_Dataset extract_
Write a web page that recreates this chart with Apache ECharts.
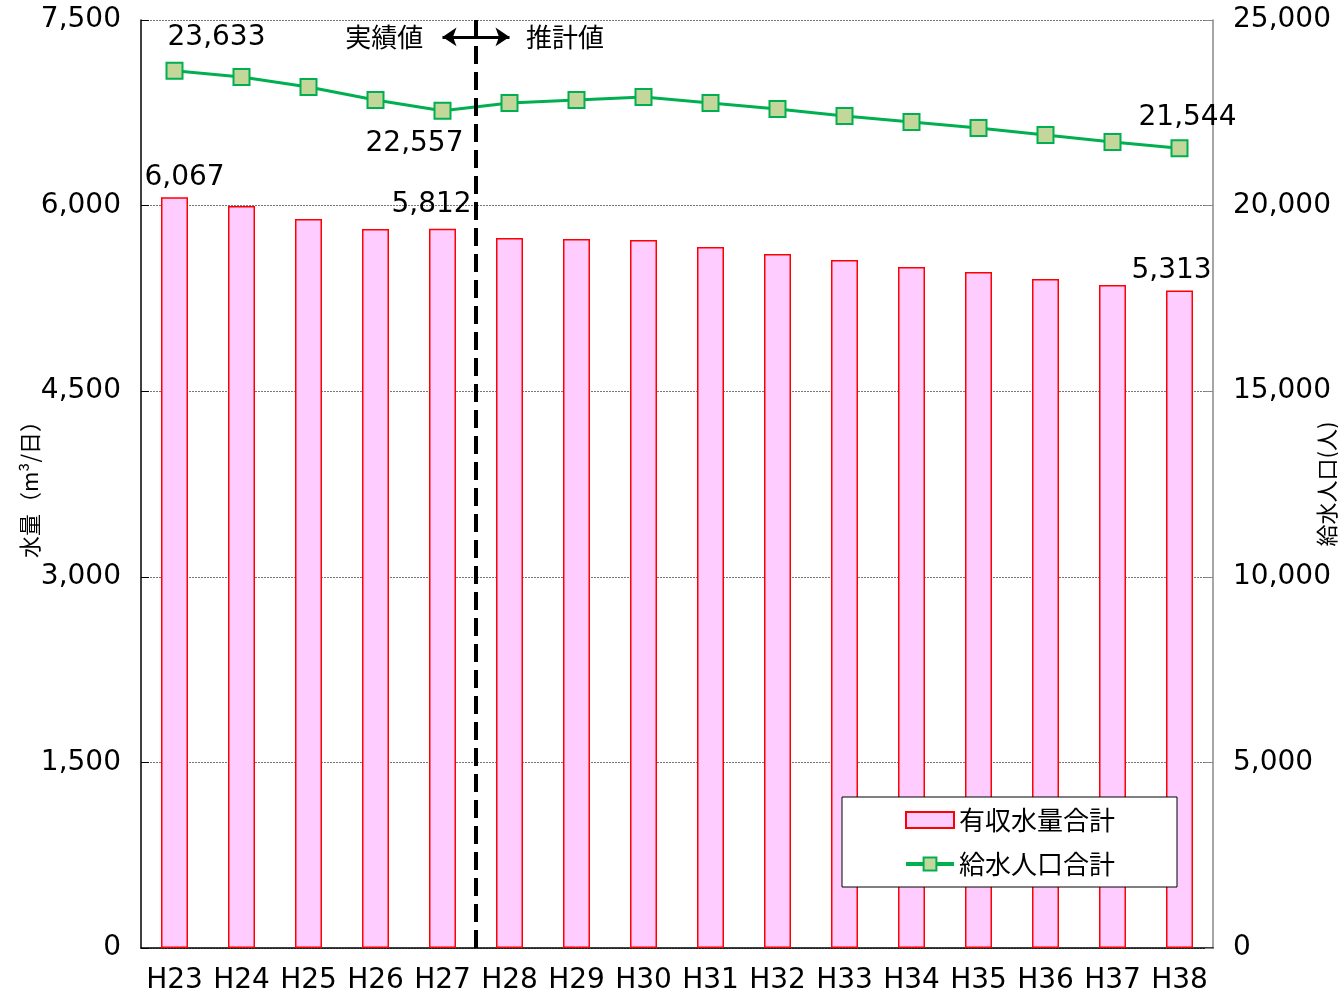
<!DOCTYPE html>
<html>
<head>
<meta charset="utf-8">
<script src="https://cdn.jsdelivr.net/npm/echarts@6/dist/echarts.min.js"></script>
<style>
  html, body { margin: 0; padding: 0; background: #fff; }
  #chart { width: 1338px; height: 991px; }
</style>
</head>
<body>
<div id="chart"></div>
<script>
// 年度
const years = ['H23', 'H24', 'H25', 'H26', 'H27', 'H28', 'H29', 'H30', 'H31', 'H32', 'H33', 'H34', 'H35', 'H36', 'H37', 'H38']
// 有収水量合計 (m3/日)
const waterVolume = [6067, 5997, 5892, 5811, 5812, 5738, 5730, 5722, 5665, 5609, 5560, 5504, 5463, 5407, 5358, 5313]
// 給水人口合計 (人)
const population = [23633, 23465, 23195, 22845, 22557, 22764, 22845, 22926, 22764, 22602, 22414, 22252, 22091, 21902, 21713, 21544]
const leftTicks = { min: 0, max: 7500, interval: 1500 }
const rightTicks = { min: 0, max: 25000, interval: 5000 }

const font = '"DejaVu Sans", "Noto Sans CJK JP", sans-serif'
const jpFont = '"Noto Sans CJK JP", sans-serif'
const fmt = v => v.toLocaleString('en-US')

// ラベルを表示する点
const barLabels = {
  0: { offset: [10, 0] },
  4: { offset: [-11, -4] },
  15: { offset: [-8, 0] }
}
const lineLabels = {
  0: { position: 'top', offset: [42, -2] },
  4: { position: 'bottom', offset: [-28, 2] },
  15: { position: 'top', offset: [8, 0] }
}

const barData = waterVolume.map((v, i) => {
  if (barLabels[i]) {
    return { value: v, label: { show: true, position: 'top', offset: barLabels[i].offset } }
  }
  return v
})
const lineData = population.map((v, i) => {
  if (lineLabels[i]) {
    return { value: v, label: { show: true, position: lineLabels[i].position, offset: lineLabels[i].offset, distance: 8 } }
  }
  return v
})

const chart = echarts.init(document.getElementById('chart'))
const option = {
  backgroundColor: '#fff',
  animation: false,
  textStyle: { fontFamily: font, color: '#000' },
  grid: { left: 141, right: 125, top: 20, bottom: 43, containLabel: false, outerBoundsMode: 'none' },
  legend: {
    orient: 'vertical',
    left: 842,
    top: 797,
    padding: [10, 62, 10, 62],
    itemGap: 18,
    itemWidth: 48,
    itemHeight: 16,
    backgroundColor: '#fff',
    borderColor: '#000',
    borderWidth: 1,
    borderRadius: 0,
    textStyle: { fontSize: 26, color: '#000', fontFamily: jpFont },
    data: [
      { name: '有収水量合計', icon: 'rect' },
      { name: '給水人口合計', lineStyle: { width: 4 } }
    ]
  },
  xAxis: [
    {
      type: 'category',
      data: years,
      axisLine: { lineStyle: { color: '#000', width: 1.5 } },
      axisTick: { inside: true, length: 6, lineStyle: { color: '#000' } },
      axisLabel: { interval: 0, fontSize: 28, color: '#000', margin: 19, fontFamily: font }
    },
    {
      type: 'value',
      min: 0,
      max: years.length,
      show: false
    }
  ],
  yAxis: [
    {
      type: 'value',
      min: leftTicks.min,
      max: leftTicks.max,
      interval: leftTicks.interval,
      name: '水量（m³/日）',
      nameLocation: 'middle',
      nameGap: 100,
      nameRotate: 90,
      nameMoveOverlap: false,
      nameTextStyle: { fontSize: 22, color: '#000', fontFamily: jpFont },
      axisLine: { show: true, lineStyle: { color: '#000', width: 1.5 } },
      axisTick: { show: true, inside: true, length: 8, lineStyle: { color: '#000' } },
      axisLabel: { fontSize: 28, color: '#000', margin: 20, formatter: v => fmt(v), fontFamily: font },
      splitLine: { show: true, lineStyle: { color: '#777', type: [2, 1], width: 1 } }
    },
    {
      type: 'value',
      min: rightTicks.min,
      max: rightTicks.max,
      interval: rightTicks.interval,
      name: '給水人口(人)',
      nameLocation: 'middle',
      nameGap: 103,
      nameRotate: 90,
      nameMoveOverlap: false,
      nameTextStyle: { fontSize: 22, color: '#000', fontFamily: jpFont },
      axisLine: { show: true, lineStyle: { color: '#888', width: 1.5 } },
      axisTick: { show: true, inside: true, length: 8, lineStyle: { color: '#888' } },
      axisLabel: { fontSize: 28, color: '#000', margin: 20, formatter: v => fmt(v), fontFamily: font },
      splitLine: { show: false }
    }
  ],
  series: [
    {
      name: '有収水量合計',
      type: 'bar',
      data: barData,
      barWidth: 27,
      itemStyle: { color: '#ffccff', borderColor: '#ff0000', borderWidth: 1.5 },
      label: { fontSize: 28, color: '#000', fontFamily: font, formatter: p => fmt(p.value), distance: 6 },
      z: 2
    },
    {
      name: '給水人口合計',
      type: 'line',
      yAxisIndex: 1,
      data: lineData,
      symbol: 'rect',
      symbolSize: 16,
      lineStyle: { color: '#00b050', width: 3 },
      itemStyle: { color: '#c4d79b', borderColor: '#00b050', borderWidth: 2 },
      label: { fontSize: 28, color: '#000', fontFamily: font, formatter: p => fmt(p.value) },
      z: 4
    },
    {
      // 実績値 / 推計値 の境界線
      name: 'divider',
      type: 'line',
      xAxisIndex: 1,
      yAxisIndex: 0,
      data: [[5, 0], [5, 7500]],
      symbol: 'none',
      lineStyle: { color: '#000', width: 4, type: [18, 8] },
      silent: true,
      z: 5,
      markLine: {
        silent: true,
        symbol: ['arrow', 'arrow'],
        symbolSize: [14, 14],
        label: { show: false },
        lineStyle: { color: '#000', width: 3, type: 'solid' },
        data: [[{ coord: [4.5, 7363] }, { coord: [5.5, 7363] }]]
      },
      markPoint: {
        silent: true,
        symbol: 'circle',
        symbolSize: 0,
        label: { show: true, position: 'inside', fontSize: 26, color: '#000', fontFamily: jpFont, formatter: p => p.name },
        data: [
          { name: '実績値', coord: [3.63, 7363] },
          { name: '推計値', coord: [6.33, 7363] }
        ]
      }
    }
  ]
}
chart.setOption(option)
window.addEventListener('resize', () => chart.resize())
</script>
</body>
</html>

_Written problem_
Transcribe the listing in full and omit the pictures.

_Finished answer_
Write a web page that recreates this chart with Apache ECharts.
<!DOCTYPE html>
<html>
<head>
<meta charset="utf-8">
<script src="https://cdn.jsdelivr.net/npm/echarts@6/dist/echarts.min.js"></script>
<style>
  html, body { margin: 0; padding: 0; background: #fff; }
  #chart { width: 1338px; height: 991px; }
</style>
</head>
<body>
<div id="chart"></div>
<script>
// 年度
const years = ['H23', 'H24', 'H25', 'H26', 'H27', 'H28', 'H29', 'H30', 'H31', 'H32', 'H33', 'H34', 'H35', 'H36', 'H37', 'H38']
// 有収水量合計 (m3/日)
const waterVolume = [6067, 5997, 5892, 5811, 5812, 5738, 5730, 5722, 5665, 5609, 5560, 5504, 5463, 5407, 5358, 5313]
// 給水人口合計 (人)
const population = [23633, 23465, 23195, 22845, 22557, 22764, 22845, 22926, 22764, 22602, 22414, 22252, 22091, 21902, 21713, 21544]
const leftTicks = { min: 0, max: 7500, interval: 1500 }
const rightTicks = { min: 0, max: 25000, interval: 5000 }

const font = '"DejaVu Sans", "Noto Sans CJK JP", sans-serif'
const jpFont = '"Noto Sans CJK JP", sans-serif'
const fmt = v => v.toLocaleString('en-US')

// ラベルを表示する点
const barLabels = {
  0: { offset: [10, 0] },
  4: { offset: [-11, -4] },
  15: { offset: [-8, 0] }
}
const lineLabels = {
  0: { position: 'top', offset: [42, -2] },
  4: { position: 'bottom', offset: [-28, 2] },
  15: { position: 'top', offset: [8, 0] }
}

const barData = waterVolume.map((v, i) => {
  if (barLabels[i]) {
    return { value: v, label: { show: true, position: 'top', offset: barLabels[i].offset } }
  }
  return v
})
const lineData = population.map((v, i) => {
  if (lineLabels[i]) {
    return { value: v, label: { show: true, position: lineLabels[i].position, offset: lineLabels[i].offset, distance: 8 } }
  }
  return v
})

const chart = echarts.init(document.getElementById('chart'))
const option = {
  backgroundColor: '#fff',
  animation: false,
  textStyle: { fontFamily: font, color: '#000' },
  grid: { left: 141, right: 125, top: 20, bottom: 43, containLabel: false, outerBoundsMode: 'none' },
  legend: {
    orient: 'vertical',
    left: 842,
    top: 797,
    padding: [10, 62, 10, 62],
    itemGap: 18,
    itemWidth: 48,
    itemHeight: 16,
    backgroundColor: '#fff',
    borderColor: '#000',
    borderWidth: 1,
    borderRadius: 0,
    textStyle: { fontSize: 26, color: '#000', fontFamily: jpFont },
    data: [
      { name: '有収水量合計', icon: 'rect' },
      { name: '給水人口合計', lineStyle: { width: 4 } }
    ]
  },
  xAxis: [
    {
      type: 'category',
      data: years,
      axisLine: { lineStyle: { color: '#000', width: 1.5 } },
      axisTick: { inside: true, length: 6, lineStyle: { color: '#000' } },
      axisLabel: { interval: 0, fontSize: 28, color: '#000', margin: 19, fontFamily: font }
    },
    {
      type: 'value',
      min: 0,
      max: years.length,
      show: false
    }
  ],
  yAxis: [
    {
      type: 'value',
      min: leftTicks.min,
      max: leftTicks.max,
      interval: leftTicks.interval,
      name: '水量（m³/日）',
      nameLocation: 'middle',
      nameGap: 100,
      nameRotate: 90,
      nameMoveOverlap: false,
      nameTextStyle: { fontSize: 22, color: '#000', fontFamily: jpFont },
      axisLine: { show: true, lineStyle: { color: '#000', width: 1.5 } },
      axisTick: { show: true, inside: true, length: 8, lineStyle: { color: '#000' } },
      axisLabel: { fontSize: 28, color: '#000', margin: 20, formatter: v => fmt(v), fontFamily: font },
      splitLine: { show: true, lineStyle: { color: '#777', type: [2, 1], width: 1 } }
    },
    {
      type: 'value',
      min: rightTicks.min,
      max: rightTicks.max,
      interval: rightTicks.interval,
      name: '給水人口(人)',
      nameLocation: 'middle',
      nameGap: 103,
      nameRotate: 90,
      nameMoveOverlap: false,
      nameTextStyle: { fontSize: 22, color: '#000', fontFamily: jpFont },
      axisLine: { show: true, lineStyle: { color: '#888', width: 1.5 } },
      axisTick: { show: true, inside: true, length: 8, lineStyle: { color: '#888' } },
      axisLabel: { fontSize: 28, color: '#000', margin: 20, formatter: v => fmt(v), fontFamily: font },
      splitLine: { show: false }
    }
  ],
  series: [
    {
      name: '有収水量合計',
      type: 'bar',
      data: barData,
      barWidth: 27,
      itemStyle: { color: '#ffccff', borderColor: '#ff0000', borderWidth: 1.5 },
      label: { fontSize: 28, color: '#000', fontFamily: font, formatter: p => fmt(p.value), distance: 6 },
      z: 2
    },
    {
      name: '給水人口合計',
      type: 'line',
      yAxisIndex: 1,
      data: lineData,
      symbol: 'rect',
      symbolSize: 16,
      lineStyle: { color: '#00b050', width: 3 },
      itemStyle: { color: '#c4d79b', borderColor: '#00b050', borderWidth: 2 },
      label: { fontSize: 28, color: '#000', fontFamily: font, formatter: p => fmt(p.value) },
      z: 4
    },
    {
      // 実績値 / 推計値 の境界線
      name: 'divider',
      type: 'line',
      xAxisIndex: 1,
      yAxisIndex: 0,
      data: [[5, 0], [5, 7500]],
      symbol: 'none',
      lineStyle: { color: '#000', width: 4, type: [18, 8] },
      silent: true,
      z: 5,
      markLine: {
        silent: true,
        symbol: ['arrow', 'arrow'],
        symbolSize: [14, 14],
        label: { show: false },
        lineStyle: { color: '#000', width: 3, type: 'solid' },
        data: [[{ coord: [4.5, 7363] }, { coord: [5.5, 7363] }]]
      },
      markPoint: {
        silent: true,
        symbol: 'circle',
        symbolSize: 0,
        label: { show: true, position: 'inside', fontSize: 26, color: '#000', fontFamily: jpFont, formatter: p => p.name },
        data: [
          { name: '実績値', coord: [3.63, 7363] },
          { name: '推計値', coord: [6.33, 7363] }
        ]
      }
    }
  ]
}
chart.setOption(option)
window.addEventListener('resize', () => chart.resize())
</script>
</body>
</html>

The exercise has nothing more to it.